Rinse chicken with cool water and pat dry with paper towels. Season cavity well with kosher salt and pepper. Stuff cavity with lemon, garlic,
bay leaves, and thyme. Tie bird with kitchen twine and skewer on a rotisserie rod. Rub outside with oil and season with salt and pepper.
2.
Roast in a rotisserie* about 45 minutes, until golden brown and juices run clear (180 degrees F). After chicken has roasted for about 15 minutes, add the Lemon Roasted Fingerling Potatoes under the chicken in a roasting pan. (Position the pan so the potatoes can catch the chicken drippings.) Remove chicken and potatoes from the oven. Tent with foil; let chicken stand for 10 minutes.
3.
Break chicken down into 10 pieces; serve chicken and potatoes with Wilted Butter Lettuce, Fresh Garden Peas, and Beurre Blanc.

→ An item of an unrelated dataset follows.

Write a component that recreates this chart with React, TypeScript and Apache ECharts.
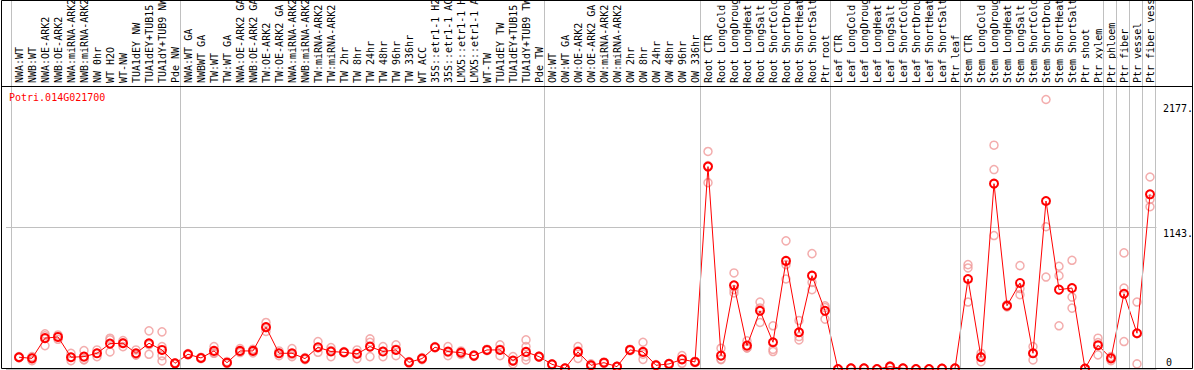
import React, { useEffect, useRef } from "react";
import * as echarts from "echarts";

const geneId = "Potri.014G021700";

const categories = [
  "NWA:WT", "NWB:WT", "NWA:OE-ARK2", "NWB:OE-ARK2", "NWA:miRNA-ARK2", "NWB:miRNA-ARK2",
  "NW 0hr", "WT H2O", "WT-NW", "TUA1dEY NW", "TUA1dEY+TUB15", "TUA1dY+TUB9 NW", "Pde NW",
  "NWA:WT GA", "NWBWT GA", "TW:WT", "TW:WT GA", "NWA:OE-ARK2 GA", "NWB:OE-ARK2 GA",
  "TW:OE-ARK2", "TW:OE-ARK2 GA", "NWA:miRNA-ARK2", "NWB:miRNA-ARK2", "TW:miRNA-ARK2",
  "TW:miRNA-ARK2", "TW 2hr", "TW 8hr", "TW 24hr", "TW 48hr", "TW 96hr", "TW 336hr", "WT ACC",
  "35S::etr1-1 H2O", "35S::etr1-1 ACC", "LMX5::etr1-1 H2O", "LMX5::etr1-1 ACC", "WT-TW",
  "TUA1dEY TW", "TUA1dEY+TUB15", "TUA1dY+TUB9 TW", "Pde TW",
  "OW:WT", "OW:WT GA", "OW:OE-ARK2", "OW:OE-ARK2 GA", "OW:miRNA-ARK2", "OW:miRNA-ARK2",
  "OW 2hr", "OW 8hr", "OW 24hr", "OW 48hr", "OW 96hr", "OW 336hr",
  "Root CTR", "Root LongCold", "Root LongDrought", "Root LongHeat", "Root LongSalt",
  "Root ShortCold", "Root ShortDrought", "Root ShortHeat", "Root ShortSalt", "Ptr root",
  "Leaf CTR", "Leaf LongCold", "Leaf LongDrought", "Leaf LongHeat", "Leaf LongSalt",
  "Leaf ShortCold", "Leaf ShortDrought", "Leaf ShortHeat", "Leaf ShortSalt", "Ptr leaf",
  "Stem CTR", "Stem LongCold", "Stem LongDrought", "Stem LongHeat", "Stem LongSalt",
  "Stem ShortCold", "Stem ShortDrought", "Stem ShortHeat", "Stem ShortSalt", "Ptr shoot",
  "Ptr xylem", "Ptr phloem", "Ptr fiber", "Ptr vessel", "Ptr fiber vessel",
];

const means = [
  95, 86, 249, 259, 95, 100, 127, 205, 208, 127, 208, 154, 46,
  119, 89, 146, 51, 146, 146, 338, 127, 127, 84, 176, 141, 135, 122, 181, 141, 154,
  54, 84, 176, 141, 132, 108, 154, 154, 68, 138, 100,
  38, 5, 138, 30, 51, 19, 154, 138, 30, 41, 78, 57,
  1635, 108, 676, 189, 470, 216, 873, 297, 754, 470,
  0, 5, 5, 0, 19, 5, 0, 0, 3, 5,
  727, 95, 1497, 511, 695, 127, 1357, 641, 654, 3,
  192, 86, 608, 289, 1411,
];

const replicates = [
  [95, 90, 100], [100, 68, 90], [284, 268, 189], [259, 240, 275], [127, 68, 95],
  [149, 78, 73], [154, 100, 127], [249, 235, 138], [230, 181, 212], [154, 114, 113],
  [308, 119, 197], [300, 181, 108, 65], [46, 50, 42],
  [119, 125, 113], [89, 95, 84], [181, 127, 130], [51, 60, 43], [165, 140, 133],
  [160, 130, 148], [376, 303, 335], [146, 108, 127], [165, 100, 116], [84, 92, 76],
  [222, 135, 171], [173, 100, 150], [135, 140, 130], [154, 84, 128], [243, 216, 100],
  [181, 100, 142], [195, 108, 159], [54, 60, 48], [84, 92, 76], [176, 181, 171],
  [181, 108, 134], [132, 118, 146], [108, 114, 102], [154, 160, 148], [195, 108, 159],
  [100, 41, 63], [235, 181, 100, 73], [100, 105, 95],
  [38, 41, 35], [5, 3, 7], [181, 86, 147], [41, 30, 19], [51, 57, 45], [19, 22, 16],
  [154, 160, 148], [216, 78, 120], [30, 35, 25], [41, 44, 38], [108, 46, 80], [57, 62, 52],
  [1757, 1505, 1643], [168, 80, 76], [776, 641, 614], [227, 170, 170], [541, 376, 493],
  [349, 159, 141], [1035, 843, 727], [392, 262, 235], [932, 700, 641], [511, 403, 496],
  [0, 0, 0], [5, 3, 7], [5, 3, 7], [0, 0, 0], [25, 19, 13], [8, 5, 2], [0, 0, 0],
  [0, 0, 0], [3, 5, 1], [5, 3, 7],
  [843, 816, 541], [127, 59, 100], [1808, 1611, 1078], [511, 520, 502], [835, 600, 650],
  [181, 73, 127], [2177, 1149, 743], [830, 754, 349], [878, 581, 492], [3, 5, 1],
  [249, 114, 213], [100, 68, 90], [938, 654, 222], [541, 41, 285], [1551, 1370, 1311],
];

// indices of the last category in each group (-1 = before the first)
const groupEnds = [-1, 12, 40, 52, 62, 72, 83, 84, 85, 86, 87];

const yMax = 2286;
const yTickLabels = ["2177.", "1143.", "0"];

const MONO = '"DejaVu Sans Mono", monospace';

export default function App() {
  const ref = useRef<HTMLDivElement>(null);

  useEffect(() => {
    if (!ref.current) return;
    const chart = echarts.init(ref.current, null, { renderer: "svg" });

    const sepData = groupEnds.map((g) => ({ xAxis: g + 0.4 }));
    const sepMarkLine = {
      symbol: "none",
      silent: true,
      label: { show: false },
      lineStyle: { color: "#c0c0c0", type: "solid", width: 1 },
      data: sepData,
    };

    const repPoints: number[][] = [];
    replicates.forEach((arr, i) => arr.forEach((v) => repPoints.push([i, v])));
    const meanPoints = means.map((v, i) => [i, v]);

    const option = {
      animation: false,
      backgroundColor: "#ffffff",
      grid: [
        { left: 6, width: 1150.5, top: 0, height: 86, containLabel: false, outerBoundsMode: "none" },
        { left: 6, width: 1150.5, top: 86, height: 283, containLabel: false, outerBoundsMode: "none" },
      ],
      xAxis: [
        { gridIndex: 0, type: "value", min: -1, max: 87.5, show: false },
        {
          gridIndex: 1,
          type: "value",
          min: -1,
          max: 87.5,
          interval: 1,
          position: "top",
          axisLine: { show: false, onZero: false },
          axisTick: { show: false },
          splitLine: { show: false },
          axisLabel: {
            rotate: -90,
            margin: 3,
            align: "left",
            verticalAlign: "middle",
            color: "#000",
            fontFamily: MONO,
            fontSize: 10,
            hideOverlap: false,
            formatter: (v: number) =>
              Number.isInteger(v) && v >= 0 && v < categories.length ? categories[v] : "",
          },
        },
      ],
      yAxis: [
        { gridIndex: 0, type: "value", min: 0, max: 1, show: false },
        {
          gridIndex: 1,
          type: "value",
          min: 0,
          max: yMax,
          interval: yMax / 2,
          axisLine: { show: false },
          axisTick: { show: false },
          axisLabel: { show: false },
          splitLine: { show: true, lineStyle: { color: "#c0c0c0", width: 1 } },
        },
      ],
      series: [
        {
          type: "line",
          xAxisIndex: 0,
          yAxisIndex: 0,
          data: [],
          markLine: sepMarkLine,
          z: 1,
        },
        {
          type: "line",
          xAxisIndex: 1,
          yAxisIndex: 1,
          data: [],
          markLine: sepMarkLine,
          z: 1,
        },
        {
          type: "scatter",
          xAxisIndex: 1,
          yAxisIndex: 1,
          data: repPoints,
          symbol: "circle",
          symbolSize: 8,
          itemStyle: { color: "rgba(0,0,0,0)", borderColor: "#f09898", borderWidth: 1.5 },
          z: 3,
          clip: false,
        },
        {
          type: "line",
          xAxisIndex: 1,
          yAxisIndex: 1,
          data: meanPoints,
          symbol: "circle",
          symbolSize: 8,
          showAllSymbol: true,
          itemStyle: { color: "rgba(0,0,0,0)", borderColor: "#ff0000", borderWidth: 2 },
          lineStyle: { color: "#ff0000", width: 1 },
          z: 4,
          clip: false,
        },
      ],
      graphic: [
        {
          type: "rect",
          z: 100,
          silent: true,
          shape: { x: 1.5, y: 0.5, width: 1191, height: 368 },
          style: { fill: "none", stroke: "#000", lineWidth: 1 },
        },
        {
          type: "line",
          z: 100,
          silent: true,
          shape: { x1: 1, y1: 86.5, x2: 1193, y2: 86.5 },
          style: { stroke: "#000", lineWidth: 1 },
        },
        {
          type: "text",
          z: 100,
          x: 9,
          y: 97,
          style: {
            text: geneId,
            fill: "#ff0000",
            font: `10px ${MONO}`,
            textAlign: "left",
            textVerticalAlign: "middle",
          },
        },
        {
          type: "text",
          z: 100,
          x: 1163,
          y: 108,
          style: { text: yTickLabels[0], fill: "#000", font: `10px ${MONO}`, textVerticalAlign: "middle" },
        },
        {
          type: "text",
          z: 100,
          x: 1163,
          y: 233,
          style: { text: yTickLabels[1], fill: "#000", font: `10px ${MONO}`, textVerticalAlign: "middle" },
        },
        {
          type: "text",
          z: 100,
          x: 1166,
          y: 362,
          style: { text: yTickLabels[2], fill: "#000", font: `10px ${MONO}`, textVerticalAlign: "middle" },
        },
      ],
    };

    chart.setOption(option as any);
    return () => chart.dispose();
  }, []);

  return (
    <div
      ref={ref}
      style={{ position: "fixed", left: 0, top: 0, width: 1194, height: 370, background: "#fff" }}
    />
  );
}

Lemon Roasted Fingerling Potatoes
Wash potatoes and cut lengthwise. Toss potatoes with oil. Toss with rosemary, thyme, and lemon wedges in a roasting pan. Season with salt and pepper, then roast potatoes under the rotisserie chicken for 25 to 30 minutes, until golden brown. (If you don't own a rotisserie, see tip on page 32.) Stir occasionally to coat with chicken drippings and cook evenly. Season once more with salt and pepper before serving.
Salad
Cut off the root of the lettuce and separate
leaves. Place the leaves in a large salad bowl with blanched peas.
Beurre Blanc
Just before the chicken and potatoes are done roasting, prepare Beurre Blanc by combining wine, shallot, peppercorns, bay leaf, and the 1/2 teaspoon salt to a saucepan; place over medium heat. Simmer until sauce is syrupy and just coats the bottom of the pan. Add butter slices, a few at a time, while stirring with a whisk to thicken the sauce and give it a shine. Add salt and pepper
to taste. Dress lettuce and peas with some of the warm Beurre Blanc. Toss so the leaves wilt a little.

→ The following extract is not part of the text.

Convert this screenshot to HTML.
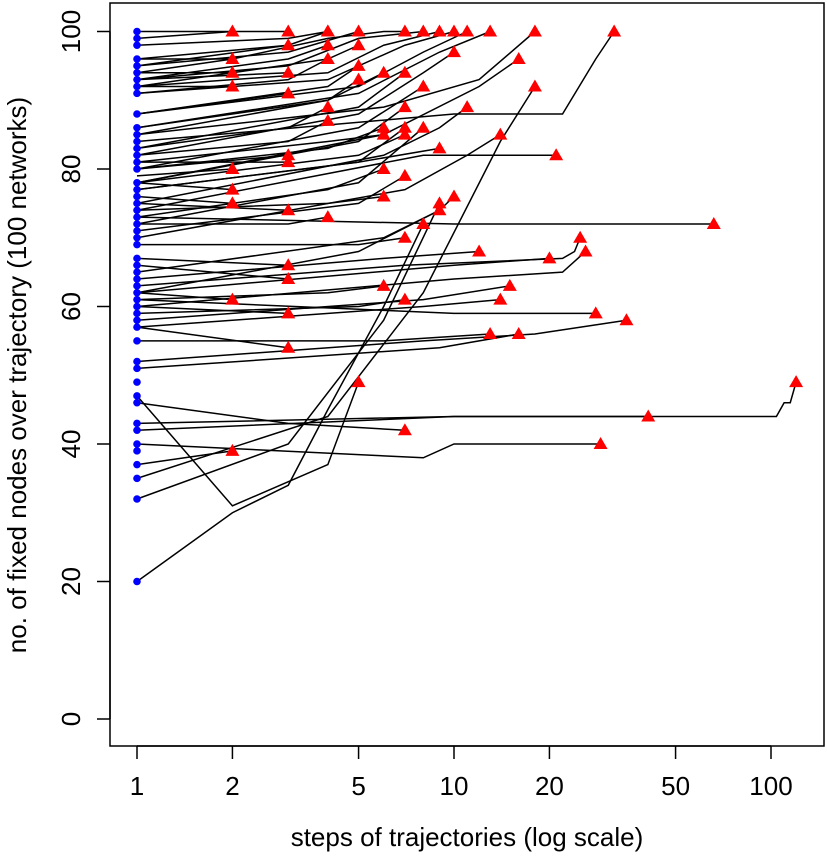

To serve the complete dish, add the 10 warm chicken
pieces (see page 32) and the potatoes (see page 37) to the salad and gently toss to combine. Finish with another drizzle of Beurre Blanc.
Tips:
If you don't have a rotisserie, preheat your oven to 350 degrees F. Place the Lemon Roasted Fingerling Potatoes (see page 37) in a baking pan.
Place the chicken on top of the potatoes. Roast in preheated oven for 1 hour 30 minutes or until juices run clear (180 degrees F).
To blanch the peas, submerge them in boiling salted
water for about 2 1/2 minutes (for fresh peas). Strain them and immediately plunge them into ice water to stop the cooking process. Strain them again and set aside.